Here at G4G we don’t just focus on football. Apart from the ‘beautiful’ game I enjoy cricket, rock climbing, cycling and running. Dave likes to branch out from day to day football by playing Football Manager (he’s of a fair complexion and struggles in anything approaching natural light.)
In the desolate wasteland left by Kevin Pietersen and Giles Clarkes’ ego- war, few men have survived. Well obviously they did all actually survive (as far as I know) but very few of them came out of it looking better or even as good as before.
While the ECB (and Andrew Strauss) preached about the need for talks and potential reconciliation to take place behind closed doors, the official position was undermined by a steady and systematic series of leaks. The governing body may feel that they have justified their stance through the release of information regarding Pietersen’s misdemeanours, but public opinion seems to have swung quite significantly against them given the hypocrisy of their actions.

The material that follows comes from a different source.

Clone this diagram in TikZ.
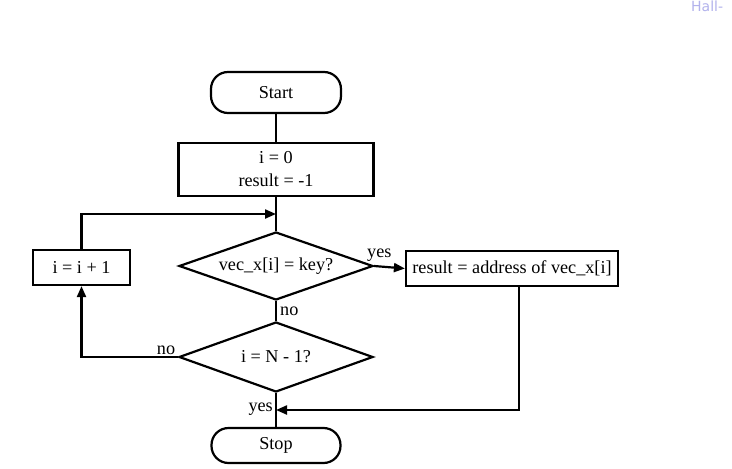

“What’s really, really disappointing is that our best player is not playing in our most important test match for many years. That’s disappointing. I’m not saying it’s KP’s fault, or the ECB’s fault, but it shouldn’t have happened.”
This is the sad reality we are now faced with. Spectators and fans have been denied the opportunity to see the batsman of a generation battle it out against a genuinely world-class pace attack which he recently smashed around the Headingley ground like he was batting against my ropey leggies. When it comes down to it, this has very little to do with right or wrong; it’s just a crying shame.
I don’t care if Kevin Pietersen thinks Andrew Strauss is a ‘daft c**t’. I don’t even particularly care if he texts his mates about it, though I can see why Strauss might when those mates are in the opposition camp. But what I do care about is that my country’s greatest batsman, and only true cricketing superstar, has been alienated to such a degree that he’s now not playing for England.
This article was originally intended to highlight those people who have come out of this looking better. Matt Prior has been revealed as the one member of the England dressing room who thought it might be a decent idea to talk to Pietersen about his distance from his teammates, rather than having a little whinge about it in a newspaper column/book/press conference. And then he went out and batted like he so often does for England: resiliently, imaginatively and selflessly. Meanwhile, Pietersen’s replacement in the test, Jonny Bairstow, batted like an absolute champion in both innings and looked like Paul Collingwood with more shots, which can only be a very good thing indeed. It’s not all doom and gloom for England, and there are some very simple things (stop dropping catches, stop letting Stuart Broad near the new ball) that they could do to quickly return to form. But it would be a lot easier– and more importantly a lot more entertaining – with Pietersen on board.